The Secretary of State is not particularly sympathetic to these claims, because, as noted, the person isn’t really being penalized any longer than they otherwise would have been. Instead, the penalty is just taking effect later.
Within these simple rules lies a confusing world of possibilities. And in my line of work, I see them all.
One of the lesser known aspects of License Revocations involves the effect of what’s known as a “zero tolerance” violation. In Michigan, it is illegal for a person under 21 to operate a vehicle with ANY alcohol in their system. The technical name for this offense is “Person Under 21 With BAC.” If a person under 21 is found to have a Bodily Alcohol Content (BAC) of between .02 and .07, then they are in violation of this law. If their BAC is above .07, then they are, of course, subject to being charged with an OWI as a regular Drunk Driver.
This offense, sometimes called a “kiddie DUI,” has the rather little known effect of counting as a 1st offense DUI should the person ever receive a real DUI within 7 years, and also counts as a 1st Offense if they ever receive another within their lifetime (10 years for License purposes). It often comes as a HUGE surprise to a person who get their first “real” DUI to find out that their License is being Revoked for 2 DUI’s within 7 years, even though the first was really not a “true” DUI, but a “zero tolerance” offense, instead.

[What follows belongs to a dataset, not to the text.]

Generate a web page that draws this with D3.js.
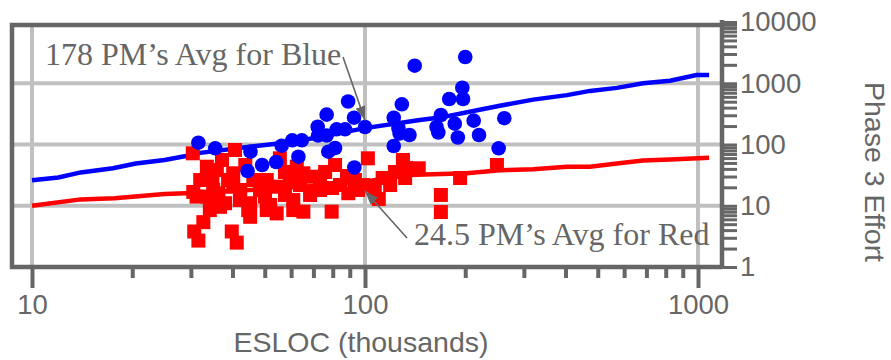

Likewise, most people are surprised to find, years later, that someone screwed up in the Court system and forgot to timely report a DUI conviction. Then, years later, that conviction IS reported, and the person winds up getting the License Revocation they would have been long past had someone not dropped the ball.
Another area of misunderstanding is the effect that a Driving While License Suspended/Revoked/Denied (DWLS and DWLR) charge has on a person’s eligibility to pursue a License Appeal. In the next article, we’ll explore that issue.
For now, we can at least leave this discussion with the simple rule that a person’s License will be Revoked for a minimum of 1 year from the time the Secretary of State receives notice of a 2nd DUI conviction within 7 years of the first such conviction. Michigan Law requires that a person’s License be Revoked for a minimum of 5 years from the time the Secretary of State receives notice of a person’s 3rd DUI (meaning alcohol-related or substance abuse-related) conviction within a 10-year period. As we have seen, the date of such conviction and the date the Secretary of State receives notice of any such conviction aren’t the same, and in some cases can, unfortunately, be years apart.